Werden Sie auch eine

MATHILDE

Sichtbar und einflussreich ohne sich anzupassen

Polit-Diskussion und Jubiläen im Christel Göttert Verlag in Rüsselsheim

Rund 30 Frauen aus Deutschland, Österreich und der Schweiz waren am 9. und 10. Oktober nach Rüsselsheim in den Christel Göttert Verlag gekommen, um zum Thema »Sichtbar und einflussreich ohne sich anzupassen« miteinander zu diskutieren – eingeladen von der Online-Zeitung für Philosophie und Politik »www.beziehungsweise-weiterdenken.de«. Dabei wollten sie auch zwei Jubiläen feiern: Vor genau zehn Jahren erschien im Christel Göttert Verlag der Text »Liebe zur Freiheit – Hunger nach Sinn«. Diese Flugschrift über Weiberwirtschaft und den Anfang der Politik eröffnete die kleine philosophisch-politische Reihe des Frauenverlages – und sie initiierte weitere aktive Frauennetzwerke. Und vor 20 Jahren kam »Wie weibliche Freiheit entsteht« von den Frauen des Mailänder Frauenbuchladens in deutscher Übersetzung heraus.

Aus den unterschiedlichsten Wirkungsbereichen waren die Frauen gekommen: neben den sieben Redakteurinnen von »beziehungsweise-weiterdenken« (darunter mit Dorothee Markert und Antje Schrupp zwei der vier Autorinnen der »Flugschrift« und die Verlegerin Christel Göttert) z.B. Frauenbeauftragte und interessierte Frauen aus der Region, von »Frauenstudien München«, von der Kasseler Arbeitsgruppe zur feministischen Freiraumplanung »Chora«, vom Züricher Labyrinthplatz, vom österreichischen Netzwerk gegen Armut und soziale Ausgrenzung aus Wien, von der Internationalen Assoziation von Philosophinnen, Tanz- und Theatertherapeutinnen, Journalistinnen, Schriftstellerinnen und Denkerinnen wie die Philosophinnen-Lexikon-Herausgeberin Marit Rullmann oder Carola Meier-Seethaler, die schon in den 80er-Jahren mit ihren dissidenten Thesen zur Kulturgeschichte feministisch wirkte.

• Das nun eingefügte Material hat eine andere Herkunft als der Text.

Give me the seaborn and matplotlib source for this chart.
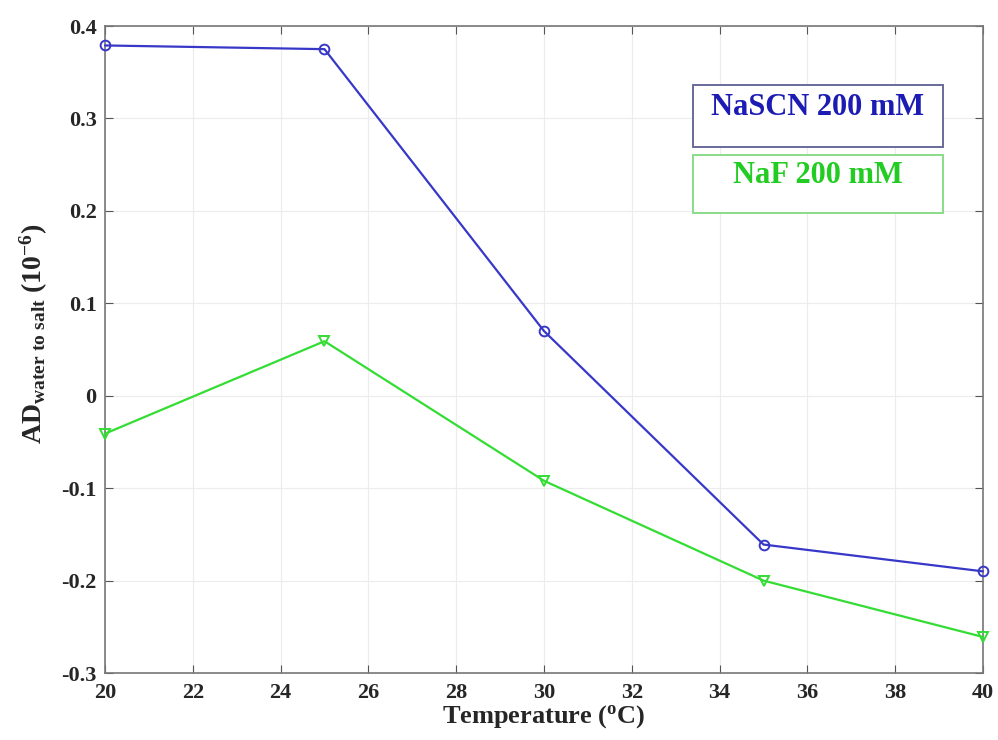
import numpy as np
import pandas as pd
import matplotlib
matplotlib.use("Agg")
import matplotlib.pyplot as plt
from matplotlib.patches import Rectangle
import seaborn as sns

# Data
temperature = [20, 25, 30, 35, 40]
nascn = [0.379, 0.375, 0.070, -0.161, -0.190]
naf = [-0.041, 0.059, -0.092, -0.200, -0.261]
series_names = ["NaSCN 200 mM", "NaF 200 mM"]

df = pd.DataFrame({
    "temperature": temperature * 2,
    "ad": nascn + naf,
    "salt": [series_names[0]] * 5 + [series_names[1]] * 5,
})

sns.set_style("whitegrid")
plt.rcParams['font.family'] = ['Liberation Serif', 'DejaVu Serif']
plt.rcParams['font.weight'] = 'bold'
plt.rcParams['mathtext.fontset'] = 'custom'
plt.rcParams['mathtext.rm'] = 'Liberation Serif:bold'
plt.rcParams['mathtext.it'] = 'Liberation Serif:bold'
plt.rcParams['mathtext.bf'] = 'Liberation Serif:bold'

blue = "#3838c8"
green = "#33dd33"

fig = plt.figure(figsize=(9.98, 7.4), dpi=100)
ax = fig.add_axes([0.1052, 0.0905, 0.8798, 0.8743])

sns.lineplot(data=df, x="temperature", y="ad", hue="salt", style="salt",
             palette={series_names[0]: blue, series_names[1]: green},
             markers={series_names[0]: "o", series_names[1]: "v"},
             dashes=False, markersize=7, linewidth=1.6, legend=False, ax=ax)

for line, c in zip(ax.lines, [blue, green]):
    line.set_markeredgecolor(c)
    line.set_markerfacecolor("none")
    line.set_markeredgewidth(1.4)
    line.set_clip_on(False)
    line.set_zorder(5)

ax.set_xlim(20, 40)
ax.set_ylim(-0.3, 0.4)
ax.set_xticks(np.arange(20, 41, 2))
ax.set_yticks(np.round(np.arange(-0.3, 0.41, 0.1), 1))
ax.set_yticklabels(["-0.3", "-0.2", "-0.1", "0", "0.1", "0.2", "0.3", "0.4"])
ax.tick_params(labelsize=16, direction="in", length=6, color="#555555",
               left=True, bottom=True, right=True, top=True)
ax.tick_params(axis="x", pad=7)
ax.tick_params(axis="y", pad=6)
for lab in ax.get_xticklabels() + ax.get_yticklabels():
    lab.set_fontweight("bold")
ax.grid(True, color="#ececec", linewidth=0.8)
for s in ax.spines.values():
    s.set_color("#777777")
    s.set_linewidth(1.2)

ax.set_xlabel("Temperature ($\\mathregular{^o}$C)", fontsize=19, fontweight="bold", labelpad=0)
ax.set_ylabel("AD$_{\\mathregular{water\\ to\\ salt}}$ (10$^{\\mathregular{-6}}$)", fontsize=20,
              fontweight="bold")
ax.yaxis.set_label_coords(-0.063, 0.524)

# Two separate legend boxes, MATLAB-style annotations
fig.patches.append(Rectangle((0.694, 0.801), 0.251, 0.084, transform=fig.transFigure,
                             facecolor="white", edgecolor="#6a6a9a", linewidth=1.4))
fig.text(0.8195, 0.8446, series_names[0], color="#1c1cb4", fontsize=22,
         fontweight="bold", ha="center", va="baseline")
fig.patches.append(Rectangle((0.694, 0.712), 0.251, 0.078, transform=fig.transFigure,
                             facecolor="white", edgecolor="#88dd88", linewidth=1.4))
fig.text(0.8195, 0.7527, series_names[1], color="#22cc22", fontsize=22,
         fontweight="bold", ha="center", va="baseline")

fig.savefig("out.png", dpi=100)
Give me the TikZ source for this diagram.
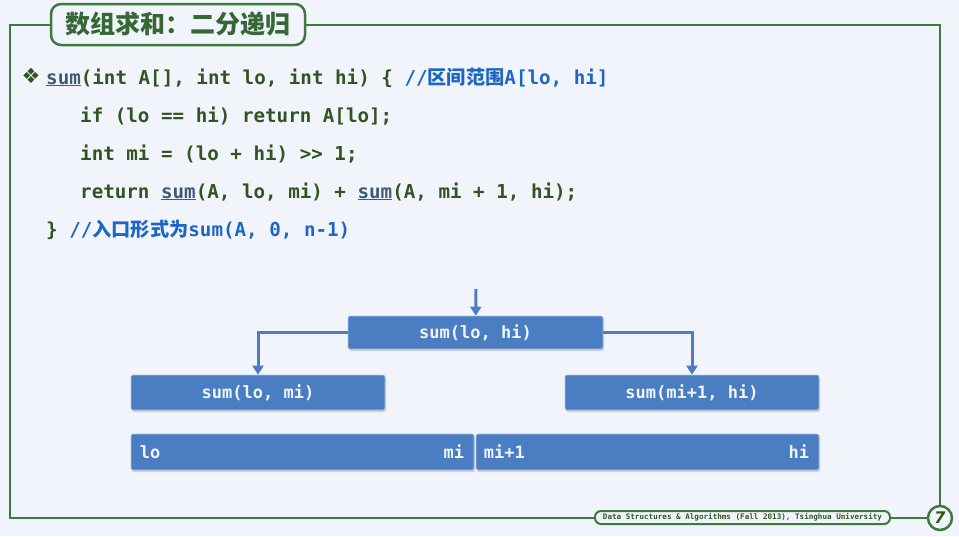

Wie können Frauen ihre berechtigten Anliegen und ihr Wissen in die Welt bringen, ohne ein schlechtes System zu nähren? Müssen wir uns anpassen, um verstanden zu werden? Mehr Funktionen übernehmen vor allem in Kontexten, in denen Feministisches nicht gefragt ist, um Einfluss zu gewinnen? Und immer wieder tauchte in der Tagung die Frage auf: Welche praktischen Strategien können dazu beitragen, unsere Ideen zu einem guten Leben zirkulieren zu lassen, ohne dass unsere Energien verpuffen?

Hier einige der Anregungen, die der lebendige Austausch ergab: wenn Fraueninteressen nicht beachtet werden, den eigenen feministischen Standpunkt deutlich machen, auch wenn wir bei Entscheidungen überstimmt werden (und in dieser Situation keine Harmonie oder Anerkennung erhoffen), Männer bei ihrer emanzipatorischen Ehre packen und dabei genau überlegen, was wir mit ihnen erreichen wollen, bei Diskussionen andere Settings entwickeln, die ein wirkliches Verstehen und Aufeinander-Eingehen begünstigen oder überhaupt erst herstellen, nicht an enttäuschenden Situationen kleben bleiben, an den zweiten Anlauf glauben, Gedanken und Kraft für ihre Umsetzung in Beziehungen (unter Frauen) entstehen lassen, hartnäckig auf symbolische Sichtbarkeit achten, die Welt verändernde Praxis der Frauen wahrnehmen, Orte wirklicher Relevanz aufsuchen (und nicht nur die in den Medien gepriesenen beachten) und die eigene Zufriedenheit als Kompass nutzen.

Den lebendigen Austausch mit den Nutzerinnen ihrer Online-Zeitung (die vor drei Jahren im Netz gestartet wurde) wird die Redaktion sicher fortsetzen. Die Weiterentwicklung wird auch auf der Internetplattform zu verfolgen sein.